There's hope in your story - I will always want to read more of it.
Jacquelyn Mitchard says:
He was so, so, so, so narcississisctic
And then he changed.
But I'm his mom and I love him ... although actually his stepdad, who did adopt him, went through hell too.
Your photo may be the most beautiful I've ever seen.
Jackie
Sue Glasco says:
Thank you.
What a brutally honest story. I was terrified that it would end unhappily. I am glad your suffering ended so well. You and your hero of a son have helped many people know that there is always hope for change. Many people need this story and the hope it gives.
Kristina Riggle says:
Powerful
Beautiful, painful, uplifting. Thank you for writing this.
Jacquelyn Mitchard says:
My guy
thank you so much.
Jackie
rebecca kaminsky says:
thank you
I really appreciate this essay, it gives me hope.
Rob Allegretti says:
Good Story
It's very personal, and emotional, but it's all true. As the son mentioned in the story it's hard to hear how badly people thought of me. I can only hope to improve as I go on.

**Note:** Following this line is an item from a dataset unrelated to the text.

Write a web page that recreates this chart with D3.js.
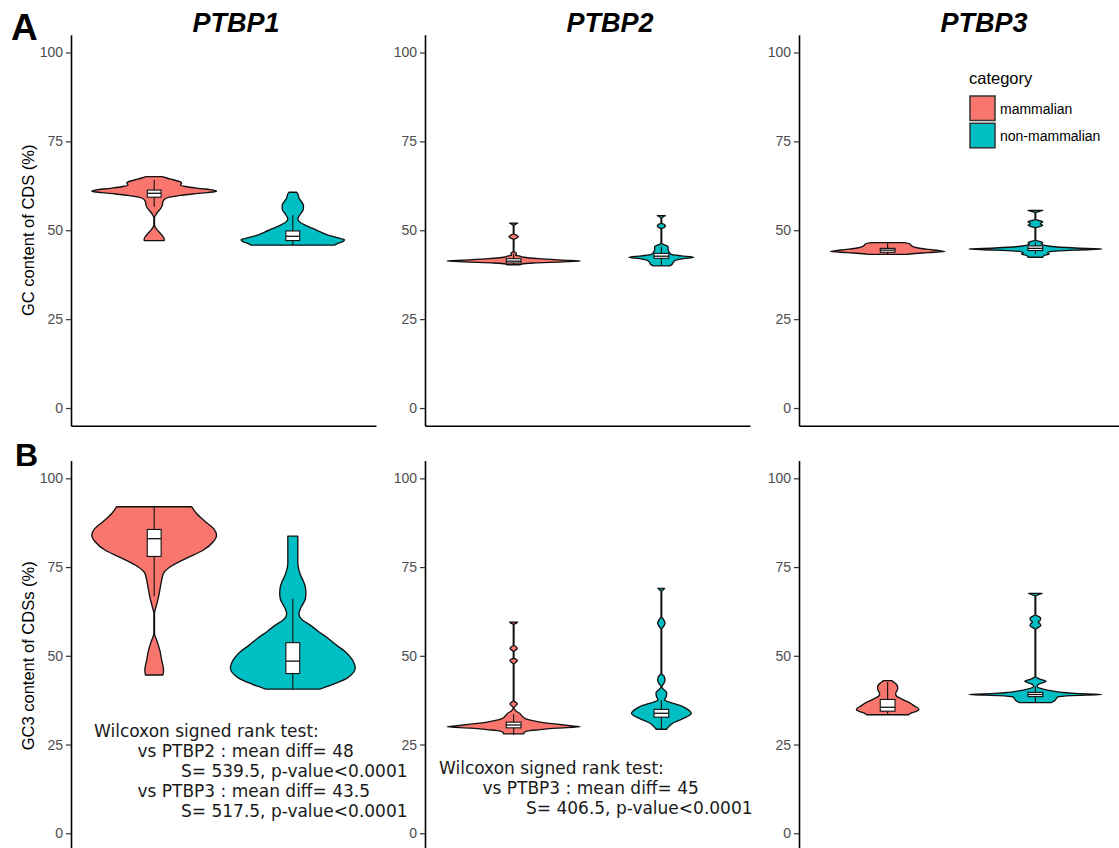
<!DOCTYPE html>
<html>
<head>
<meta charset="utf-8">
<script src="https://cdn.jsdelivr.net/npm/d3@7"></script>
<style>
  html, body { margin: 0; padding: 0; background: #ffffff; }
  svg { display: block; }
</style>
</head>
<body>
<script>
// ---------------- DATA ----------------
const genes = ["PTBP1", "PTBP2", "PTBP3"];
const categories = ["mammalian", "non-mammalian"];
const yTicks = [0, 25, 50, 75, 100];
const yTickLabels = ["0", "25", "50", "75", "100"];
const rowLabels = ["A", "B"];
const yTitles = ["GC content of CDS (%)", "GC3 content of CDSs (%)"];
const legendTitle = "category";

// Violin profiles: [value (%), relative density 0..100 (100 = widest violin of the panel)]
// Row A : GC content of CDS
const gcPTBP1Mam = [[65.1,13],[64.7,20],[64.2,30],[63.6,42],[63.2,44],[62.8,42],[62.3,50],[61.8,70],[61.3,95],[61.0,100],[60.6,85],[60.2,62],[59.8,42],[59.3,25],[58.8,17],[58.0,14],[57.0,13],[56.0,10],[55.0,5],[54.2,2],[53.5,0.5],[51.5,0.5],[50.5,3],[49.5,8],[48.5,13],[47.6,16],[47.1,16]];
const gcPTBP1Non = [[60.7,6],[60.2,8],[59.0,10],[58.0,14],[57.0,17],[56.0,17],[55.0,14],[54.0,10],[53.2,8],[52.5,10],[51.5,19],[50.5,32],[49.5,45],[48.5,59],[47.8,74],[47.3,83],[46.8,80],[46.3,72],[45.8,67]];
const gcPTBP2Mam = [[52.0,6],[51.7,3],[51.3,0.5],[49.0,0.5],[48.6,4.5],[48.2,7],[47.8,4.5],[47.4,0.5],[44.0,0.5],[43.6,4],[43.3,4],[43.0,3],[42.8,8],[42.4,15],[42.0,38],[41.6,75],[41.35,100],[41.1,75],[40.8,30],[40.5,12],[40.3,10]];
const gcPTBP2Non = [[54.1,6],[53.8,3],[53.4,0.5],[52.0,0.5],[51.6,4.5],[51.2,6],[50.8,4.5],[50.4,0.5],[46.3,0.5],[45.9,4.5],[45.4,10],[44.6,10],[43.8,12],[43.2,15],[42.8,30],[42.4,49],[42.0,33],[41.5,21],[41.0,18],[40.4,16],[40.0,12]];
const gcPTBP3Mam = [[46.5,24],[46.2,33],[45.8,35],[45.4,38],[45.0,46],[44.6,62],[44.2,80],[44.0,86],[43.7,60],[43.4,36],[43.2,30]];
const gcPTBP3Non = [[55.6,11],[55.3,6],[55.0,0.5],[53.0,0.5],[52.7,6],[52.4,11],[51.8,7.5],[51.4,11],[51.0,6],[50.7,0.5],[47.2,0.5],[46.8,7.5],[46.5,11],[46.1,9],[45.5,22],[45.0,60],[44.7,100],[44.4,60],[44.0,22],[43.6,18],[43.3,21],[42.9,13],[42.4,11]];

// Row B : GC3 content of CDSs
const gc3PTBP1Mam = [[92.0,60],[90.1,68],[87.8,82],[85.9,95],[84.0,100],[82.2,95],[79.8,79],[77.5,52],[75.1,26],[73.3,15],[70.4,11],[66.6,7],[63.8,3],[62.0,0.5],[56.3,0.5],[54.4,4],[51.6,9],[48.8,12],[46.0,15],[44.6,14]];
const gc3PTBP1Non = [[83.7,8],[80.0,8],[76.0,8],[74.0,10],[72.5,13],[71.0,17],[69.5,20],[67.5,21],[66.0,20],[64.5,16],[63.2,12],[62.0,10],[61.0,11],[60.0,16],[58.5,29],[57.0,40],[55.0,56],[53.0,70],[51.0,85],[49.0,95],[47.5,99],[46.5,100],[45.5,98],[44.5,93],[43.5,85],[42.5,72],[41.5,58],[40.6,43]];
const gc3PTBP2Mam = [[59.5,6],[59.2,4],[58.8,0.5],[53.0,0.5],[52.5,4],[52.1,5.5],[51.6,3],[51.2,0.5],[49.4,0.5],[49.0,4],[48.6,5.5],[48.1,3],[47.7,0.5],[37.3,0.5],[36.8,4],[36.4,5.5],[35.9,3],[35.4,0.5],[35.0,1],[34.4,4],[33.8,9],[33.2,12],[32.6,15],[32.0,22],[31.4,38],[30.8,62],[30.3,85],[30.0,100],[29.6,65],[29.2,40],[28.8,20],[28.4,16],[28.0,15]];
const gc3PTBP2Non = [[69.0,5],[68.6,3],[68.2,0.5],[61.0,0.5],[60.3,3],[59.2,5.5],[58.2,3],[57.5,0.5],[45.0,0.5],[44.3,4],[43.1,5.5],[42.0,3],[41.3,0.5],[40.6,3],[39.6,8],[38.6,7.5],[37.6,5],[37.2,7.5],[36.6,18],[36.0,28],[35.2,37],[34.4,43],[33.8,45],[33.2,42],[32.5,35],[31.8,26],[31.0,17],[30.2,12],[29.6,9],[29.3,8]];
const gc3PTBP3Mam = [[43.0,6],[42.6,9],[42.0,13],[41.3,15],[40.6,15],[40.0,13.5],[39.3,12],[38.6,13.5],[38.0,19.5],[37.3,27],[36.6,34.5],[35.9,40],[35.2,46],[34.8,47],[34.3,42],[33.8,34.5],[33.4,31.5]];
const gc3PTBP3Non = [[67.6,10],[67.2,5],[66.8,0.5],[61.6,0.5],[61.1,4.5],[60.6,8],[60.0,7],[59.5,4.5],[59.0,7],[58.5,8],[58.0,4.5],[57.5,0.5],[44.2,0.5],[43.5,6],[42.8,16],[42.1,6],[41.6,3],[41.2,3],[40.6,12],[40.1,25],[39.7,40],[39.4,60],[39.1,100],[38.8,55],[38.4,34],[37.8,31],[37.2,28],[36.8,24]];

// Box statistics: [lower whisker, Q1, median, Q3, upper whisker] per gene, per category
const gcBoxMam = [[56.6,59.3,60.4,61.3,64.1],[40.4,40.8,41.3,42.0,43.4],[43.2,43.8,44.4,44.9,46.4]];
const gcBoxNon = [[45.8,47.1,48.3,49.8,54.3],[40.0,42.1,42.7,43.5,45.4],[43.3,44.3,44.9,45.6,46.6]];
const gc3BoxMam = [[66.8,78.0,83.0,85.6,92.0],[27.7,29.7,30.5,31.3,33.5],[33.4,34.4,35.5,37.7,42.6]];
const gc3BoxNon = [[40.6,45.0,48.5,53.7,66.1],[29.3,32.7,33.8,34.9,37.5],[36.8,38.5,39.1,39.7,41.5]];

// Wilcoxon annotations (row B, panels 1 and 2)
const wilcoxPTBP1 = ["Wilcoxon signed rank test:", "vs PTBP2 : mean diff= 48", "S= 539.5, p-value<0.0001", "vs PTBP3 : mean diff= 43.5", "S= 517.5, p-value<0.0001"];
const wilcoxPTBP2 = ["Wilcoxon signed rank test:", "vs PTBP3 : mean diff= 45", "S= 406.5, p-value<0.0001"];

// ---------------- LAYOUT / STYLE ----------------
const W = 1119, H = 848;
const fillColors = ["#F8766D", "#00BFC4"];
const panelX = [[71, 376], [425, 750], [799, 1124]];
const rowRange = [[425.8, 34.7], [851, 460.6]];
const titleX = [236, 610, 984];
const sansFont = "'Liberation Sans', Arial, Helvetica, sans-serif";

const rowsData = [
  { violins: [[gcPTBP1Mam, gcPTBP1Non], [gcPTBP2Mam, gcPTBP2Non], [gcPTBP3Mam, gcPTBP3Non]], boxes: [gcBoxMam, gcBoxNon] },
  { violins: [[gc3PTBP1Mam, gc3PTBP1Non], [gc3PTBP2Mam, gc3PTBP2Non], [gc3PTBP3Mam, gc3PTBP3Non]], boxes: [gc3BoxMam, gc3BoxNon] }
];

const svg = d3.select("body").append("svg")
  .attr("width", W).attr("height", H)
  .style("background", "#ffffff");

rowsData.forEach((row, ri) => {
  const y = d3.scaleLinear().domain([-5, 105]).range(rowRange[ri]);

  genes.forEach((gene, gi) => {
    const x = d3.scalePoint().domain(categories).range(panelX[gi]).padding(0.6);
    const step = x.step();
    const wScale = d3.scaleLinear().domain([0, 100]).range([0, 0.45 * step]);
    const boxHalf = 0.05 * step;
    const g = svg.append("g");

    categories.forEach((cat, ci) => {
      const cx = x(cat);
      const prof = row.violins[gi][ci];
      const area = d3.area()
        .curve(d3.curveMonotoneY)
        .y(d => y(d[0]))
        .x0(d => cx - wScale(d[1]))
        .x1(d => cx + wScale(d[1]));
      g.append("path")
        .datum(prof)
        .attr("d", area)
        .attr("fill", fillColors[ci])
        .attr("stroke", "#111")
        .attr("stroke-width", 1.35)
        .attr("stroke-linejoin", "round");

      const [lo, q1, med, q3, hi] = row.boxes[ci][gi];
      g.append("line")
        .attr("x1", cx).attr("x2", cx)
        .attr("y1", y(hi)).attr("y2", y(q3))
        .attr("stroke", "#111").attr("stroke-width", 1.1);
      g.append("line")
        .attr("x1", cx).attr("x2", cx)
        .attr("y1", y(q1)).attr("y2", y(lo))
        .attr("stroke", "#111").attr("stroke-width", 1.1);
      g.append("rect")
        .attr("x", cx - boxHalf).attr("width", 2 * boxHalf)
        .attr("y", y(q3)).attr("height", y(q1) - y(q3))
        .attr("fill", "#ffffff")
        .attr("stroke", "#111").attr("stroke-width", 1.1);
      g.append("line")
        .attr("x1", cx - boxHalf).attr("x2", cx + boxHalf)
        .attr("y1", y(med)).attr("y2", y(med))
        .attr("stroke", "#111").attr("stroke-width", 1.3);
    });

    // axes
    const yAxis = d3.axisLeft(y).tickValues(yTicks)
      .tickFormat((d, i) => yTickLabels[i])
      .tickSize(5).tickSizeOuter(0).tickPadding(3);
    const ya = svg.append("g")
      .attr("transform", `translate(${panelX[gi][0]},0)`)
      .call(yAxis);
    ya.select(".domain").attr("stroke", "#000").attr("stroke-width", 1.6);
    ya.selectAll(".tick line").attr("stroke", "#333").attr("stroke-width", 1.2);
    ya.selectAll(".tick text")
      .attr("fill", "#4d4d4d")
      .style("font-family", sansFont)
      .style("font-size", "14px");

    const xAxis = d3.axisBottom(x).tickValues([]).tickSizeOuter(0);
    const xa = svg.append("g")
      .attr("transform", `translate(0,${rowRange[ri][0]})`)
      .call(xAxis);
    xa.select(".domain").attr("stroke", "#000").attr("stroke-width", 1.6);

    if (ri === 0) {
      svg.append("text")
        .attr("x", titleX[gi]).attr("y", 31.5)
        .attr("text-anchor", "middle")
        .style("font-family", sansFont)
        .style("font-size", "27px")
        .style("font-weight", "bold")
        .style("font-style", "italic")
        .attr("fill", "#000")
        .text(gene);
    }
  });

  // y-axis title
  const yMid = (rowRange[ri][0] + rowRange[ri][1]) / 2;
  svg.append("text")
    .attr("transform", `translate(28,${yMid}) rotate(-90)`)
    .attr("text-anchor", "middle")
    .attr("dominant-baseline", "central")
    .style("font-family", sansFont)
    .style("font-size", "16.5px")
    .attr("fill", "#000")
    .text(yTitles[ri]);
});

// Row letters
svg.append("text").attr("x", 11).attr("y", 40)
  .style("font-family", sansFont).style("font-size", "37px").style("font-weight", "bold")
  .attr("fill", "#000").text(rowLabels[0]);
svg.append("text").attr("x", 15).attr("y", 465.5)
  .style("font-family", sansFont).style("font-size", "32px").style("font-weight", "bold")
  .attr("fill", "#000").text(rowLabels[1]);

// Legend
const lg = svg.append("g");
lg.append("text").attr("x", 969).attr("y", 84)
  .style("font-family", sansFont).style("font-size", "16.5px").attr("fill", "#000")
  .text(legendTitle);
categories.forEach((cat, ci) => {
  const ky = 96 + ci * 27.3;
  lg.append("rect")
    .attr("x", 970).attr("y", ky).attr("width", 25).attr("height", 24.5)
    .attr("fill", fillColors[ci]).attr("stroke", "#333").attr("stroke-width", 1.5);
  lg.append("text")
    .attr("x", 1000).attr("y", ky + 12.5)
    .attr("dominant-baseline", "central")
    .style("font-family", sansFont).style("font-size", "14px").attr("fill", "#000")
    .text(cat);
});

// Annotations
const annFont = "'DejaVu Sans', sans-serif";
const ann1X = [94, 137.5, 181, 137.5, 181];
wilcoxPTBP1.forEach((t, i) => {
  svg.append("text").attr("x", ann1X[i]).attr("y", 736.7 + i * 20)
    .style("font-family", annFont).style("font-size", "17px").attr("fill", "#1a1a1a")
    .text(t);
});
const ann2X = [439, 482.5, 526];
wilcoxPTBP2.forEach((t, i) => {
  svg.append("text").attr("x", ann2X[i]).attr("y", 774.3 + i * 20)
    .style("font-family", annFont).style("font-size", "17px").attr("fill", "#1a1a1a")
    .text(t);
});
</script>
</body>
</html>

It's said that "If you're not a cynic, you're not paying attention". That's somewhat true, especially in this corrupt government, health care, Wall street bailout, oil profiteering, warmongering world. It's still important to be able to see the other, more hopeful side of things when it is absolutely necessary.
Jacquelyn Mitchard says:
Hi baby ....
Didn't expect this. Now you made me cry.
Mommy
Ryoma Collia-Suzuki says:
A random click on your blog
And my heart stopped as I read this. I applaud both of you, for your courage and love.
Thank you for sharing.
Andrea King Collier says:
You must know someone in my house
It made me take a deep breath and hope.